The statute Baux cites also makes a distinction between “selling activities” and “levels of trade,” it said. The law, 19 U.S.C. 1677b(a)(7)(A), holds that Commerce should adjust for levels of trade if the difference in level of trade “involves the performance of different selling activities.” In other words, “for the statutory provision to apply, Commerce must have already found that the U.S. [level of trade] differs from one or more levels of trade in the comparison market,” it said. Then, the department is allowed to make an adjustment only if that “difference ‘involves’ the performance of different selling activities,” it said. This means that Commerce’s regulations don't conflict with the statute.
The U.S. also disagreed that Baux did make home market sales at different levels of trade. Baux claimed that its home market sales include, first, direct sales to unaffiliated customers; second, downstream sales to affiliate Bancolor; and, third, sales made by Baux's affiliate Bancolor's Madrid DC from warehouses to unaffiliated customers.
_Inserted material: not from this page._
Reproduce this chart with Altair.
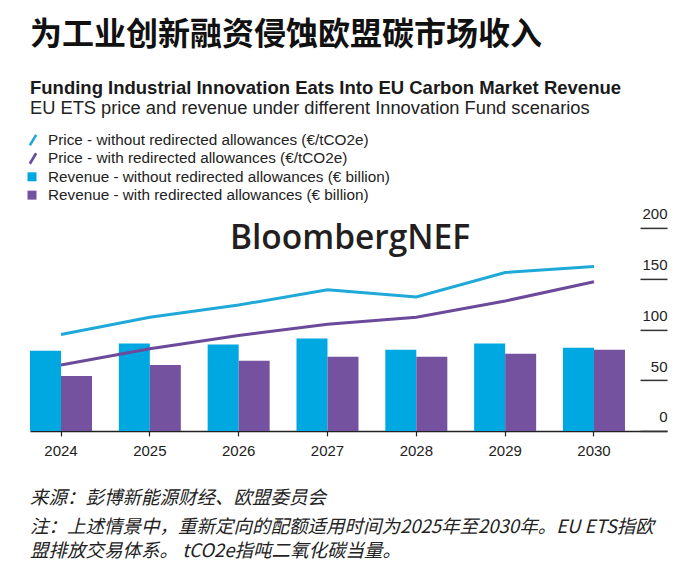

Baux argued that it mainly sells “full coils of aluminum sheet” to Bancolor and other similar industrial consumers, whereas Bancolor and Madrid DC sell to a “distinct customer base” and perform other services, such as warehousing, small customer support and commissions.
But minor differences in two markets, such as “the fact that a company sells directly to customers in its home market and sells through an affiliate in the United States,” doesn’t mean that sales were made at different levels of trade, the U.S. said.
In this case, Baux simply didn’t provide enough evidence to support a finding that its home market sales involved three levels of trade, it said. The burden of proof, however, rests with the exporter, it said.
“Baux categorized its selling functions by intensity level and assigned numeric values to them, ranked on a scale of zero to ten but did not provide support for these rankings,” the U.S. said. “When asked to support these rankings with source documentation and linkages to its accounting system, it was unable to do so.”